Essentially I do agree with you, the deaths during the recent days are more than scary and worrying. It makes your heart ache to see what is happening in Najaf. Unacceptable. But I think you are not pointing your finger in the right direction. What is going on these days in Najaf, Baghdad, Basra and other Iraqi cities is not entirely the fault of the coalition.
I can’t understand why you don’t see the danger in the group of people calling themselves Mahdi’s Army and the Sadir followers and why it is important to show them the limits beyond which they are not going to be tolerated.
I am totally convinced that there is no good in them. Has there been any constructive suggestion by them other than demanding the end of occupation? Is calling the shrine of Imam Ali a holy of holiest and then putting snipers on top of it a sign of respect? Is
I don’t see this situation very comparable to the Falluja situation; to begin with this could be the start of something much worse. It could lead to a much bigger problem in the south and with Sadir’s influence in Basra the threat to the future of Iraq could be much bigger, they already are threatening to close down oil export operations in Basra. And with Iran backing him wait for them to demand the south’s secession.

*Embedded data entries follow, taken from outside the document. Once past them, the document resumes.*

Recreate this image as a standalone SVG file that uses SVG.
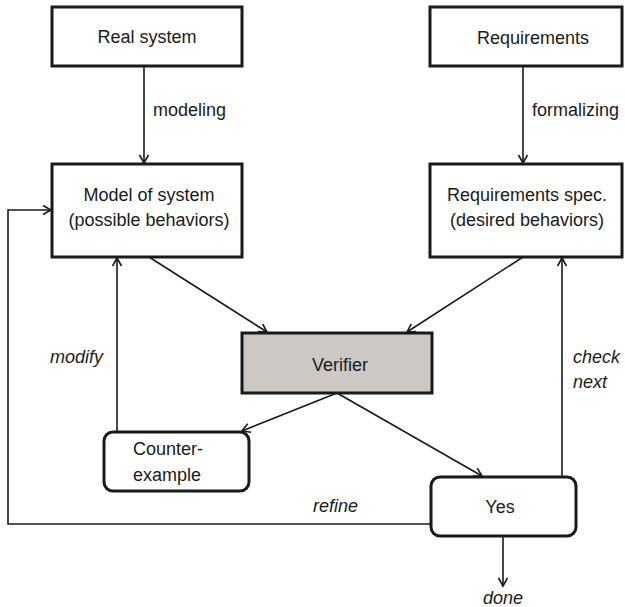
<svg xmlns="http://www.w3.org/2000/svg" width="625" height="607" viewBox="0 0 625 607">
<style>
.box{fill:#fff;stroke:#1a1a1a;stroke-width:3}
.ver{fill:#ccc8c4;stroke:#1a1a1a;stroke-width:3}
.t{font-family:"Liberation Sans",Arial,sans-serif;font-size:18px;fill:#1a1a1a}
.i{font-style:italic}
.c{stroke:#1a1a1a;stroke-width:1.6;fill:none}
</style>
<defs>
<marker id="ah" markerUnits="userSpaceOnUse" markerWidth="12" markerHeight="12" refX="9" refY="5" orient="auto">
<path d="M1,0.5 L9,5 L1,9.5" fill="none" stroke="#1a1a1a" stroke-width="1.6"/>
</marker>
</defs>
<rect width="625" height="607" fill="#fff"/>
<g id="connectors">
<line class="c" x1="144" y1="66" x2="144" y2="163" marker-end="url(#ah)"/>
<text class="t" x="153" y="116">modeling</text>
<line class="c" x1="523" y1="66" x2="523" y2="163" marker-end="url(#ah)"/>
<text class="t" x="532" y="116">formalizing</text>
<line class="c" x1="149" y1="257" x2="267" y2="332" marker-end="url(#ah)"/>
<line class="c" x1="523" y1="257" x2="407" y2="332" marker-end="url(#ah)"/>
<line class="c" x1="337" y1="393" x2="242" y2="431" marker-end="url(#ah)"/>
<line class="c" x1="337" y1="393" x2="482" y2="476" marker-end="url(#ah)"/>
<line class="c" x1="117" y1="432" x2="117" y2="258" marker-end="url(#ah)"/>
<text class="t i" x="50" y="363">modify</text>
<line class="c" x1="562" y1="477" x2="562" y2="258" marker-end="url(#ah)"/>
<text class="t i" x="573" y="363">check</text>
<text class="t i" x="573" y="388">next</text>
<polyline class="c" points="431,524 8,524 8,210 51,210" marker-end="url(#ah)"/>
<text class="t i" x="358" y="512" text-anchor="end">refine</text>
<line class="c" x1="503" y1="536" x2="503" y2="586" marker-end="url(#ah)"/>
<text class="t i" x="503" y="604" text-anchor="middle">done</text>
</g>
<g id="real-system">
<rect class="box" x="52" y="7" width="190" height="59"/>
<text class="t" x="147" y="43" text-anchor="middle">Real system</text>
</g>
<g id="requirements">
<rect class="box" x="430" y="7" width="192" height="59"/>
<text class="t" x="533" y="44" text-anchor="middle">Requirements</text>
</g>
<g id="model">
<rect class="box" x="52" y="164" width="190" height="93"/>
<text class="t" x="149" y="201" text-anchor="middle">Model of system</text>
<text class="t" x="149" y="226" text-anchor="middle">(possible behaviors)</text>
</g>
<g id="req-spec">
<rect class="box" x="430" y="164" width="192" height="93"/>
<text class="t" x="527" y="201" text-anchor="middle">Requirements spec.</text>
<text class="t" x="527" y="226" text-anchor="middle">(desired behaviors)</text>
</g>
<g id="verifier">
<rect class="ver" x="242" y="333" width="190" height="60"/>
<text class="t" x="340" y="371" text-anchor="middle">Verifier</text>
</g>
<g id="counterexample">
<rect class="box" x="104" y="432" width="145" height="59" rx="9"/>
<text class="t" x="133" y="455">Counter-</text>
<text class="t" x="133" y="481">example</text>
</g>
<g id="yes">
<rect class="box" x="431" y="477" width="145" height="59" rx="9"/>
<text class="t" x="500" y="513" text-anchor="middle">Yes</text>
</g>
</svg>
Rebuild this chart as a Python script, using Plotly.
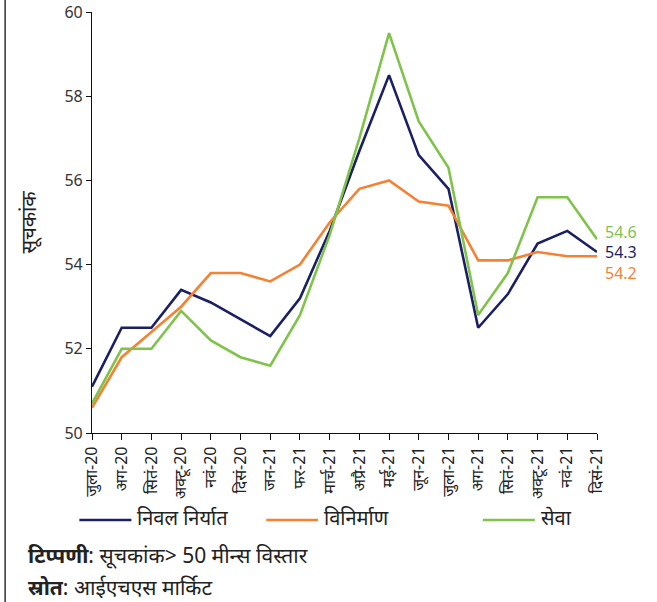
import plotly.graph_objects as go

# Monthly PMI readings, Jul-2020 to Dec-2021
months = ["जुला-20", "अग-20", "सितं-20", "अक्टू-20", "नवं-20", "दिसं-20",
          "जन-21", "फर-21", "मार्च-21", "अप्रै-21", "मई-21", "जून-21",
          "जुला-21", "अग-21", "सितं-21", "अक्टू-21", "नवं-21", "दिसं-21"]

net_exports = [51.1, 52.5, 52.5, 53.4, 53.1, 52.7, 52.3, 53.2, 54.8, 56.7,
               58.5, 56.6, 55.8, 52.5, 53.3, 54.5, 54.8, 54.3]
manufacturing = [50.6, 51.8, 52.4, 53.0, 53.8, 53.8, 53.6, 54.0, 55.0, 55.8,
                 56.0, 55.5, 55.4, 54.1, 54.1, 54.3, 54.2, 54.2]
services = [50.7, 52.0, 52.0, 52.9, 52.2, 51.8, 51.6, 52.8, 54.7, 57.0,
            59.5, 57.4, 56.3, 52.8, 53.8, 55.6, 55.6, 54.6]

names = ["निवल निर्यात", "विनिर्माण", "सेवा"]
colors = ["#1b1f63", "#f58233", "#80c34a"]
series = [net_exports, manufacturing, services]

FONT = "Noto Sans, Noto Sans Devanagari, sans-serif"

fig = go.Figure()
for name, vals, col in zip(names, series, colors):
    fig.add_trace(go.Scatter(
        x=months, y=vals, mode="lines", name=name,
        line=dict(color=col, width=2.6), showlegend=False,
    ))

# end-of-line value labels
label_shift = {0: 0, 1: -17, 2: 7}
for i, (vals, col) in enumerate(zip(series, colors)):
    fig.add_annotation(
        x=months[-1], y=vals[-1], text=f"{vals[-1]:.1f}",
        showarrow=False, xanchor="left", yanchor="middle",
        xshift=6, yshift=label_shift[i],
        font=dict(family=FONT, size=16, color=col),
    )

# key row under the x axis: sample line + series name
key_lines = [(-0.025, 0.078), (0.345, 0.4475), (0.774, 0.877)]
for name, col, (k0, k1) in zip(names, colors, key_lines):
    fig.add_shape(type="line", xref="paper", yref="paper",
                  x0=k0, x1=k1, y0=-0.2067, y1=-0.2067,
                  line=dict(color=col, width=2.7))
    fig.add_annotation(
        xref="paper", yref="paper", x=k1 + 0.008, y=-0.201,
        text=name, showarrow=False, xanchor="left", yanchor="middle",
        font=dict(family=FONT, size=20, color="#222222"),
    )

# notes below the chart
fig.add_annotation(
    xref="paper", yref="paper", x=-0.131, y=-0.29,
    text="<b>टिप्पणी</b>: सूचकांक> 50 मीन्स विस्तार",
    showarrow=False, xanchor="left", yanchor="middle",
    font=dict(family=FONT, size=21, color="#222222"),
)
fig.add_annotation(
    xref="paper", yref="paper", x=-0.131, y=-0.366,
    text="<b>स्रोत</b>: आईएचएस मार्किट",
    showarrow=False, xanchor="left", yanchor="middle",
    font=dict(family=FONT, size=21, color="#222222"),
)

# left frame line
fig.add_shape(type="line", xref="paper", yref="paper",
              x0=-0.172, x1=-0.172, y0=-0.405, y1=1.03,
              line=dict(color="#333333", width=1.5))

fig.update_layout(
    width=657, height=602,
    margin=dict(l=92, r=60, t=12, b=169, autoexpand=False),
    paper_bgcolor="white", plot_bgcolor="white",
    font=dict(family=FONT, size=14, color="#333333"),
    showlegend=False,
    xaxis=dict(
        type="category", range=[0, len(months) - 1], automargin=False,
        showline=True, linecolor="#111111", linewidth=1.2,
        ticks="outside", ticklen=6, tickcolor="#111111",
        tickangle=-90, showgrid=False, zeroline=False,
        tickfont=dict(family=FONT, size=16, color="#222222"),
    ),
    yaxis=dict(
        range=[50, 60], dtick=2, showline=True, linecolor="#111111",
        linewidth=1.2, ticks="outside", ticklen=5, tickcolor="#111111",
        showgrid=False, zeroline=False, automargin=False,
        tickfont=dict(family=FONT, size=16, color="#333333"),
        title=dict(text="सूचकांक", standoff=22,
                   font=dict(family=FONT, size=20, color="#222222")),
    ),
)

fig.write_html("out.html")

Sorry Riverbend, I have to disagree with you there, it is not the Americans who should be blamed for turning Najaf into hell on this earth but rather Sadir’s people. And I hope, actually I am sure that you would never say that you see Sadir as a probable leader for Iraq and I don’t think his actions should be in any way be endorsed. You know very well that the day Sadir assumes power in this country you and I will have to think about spending the rest of our lives somewhere else.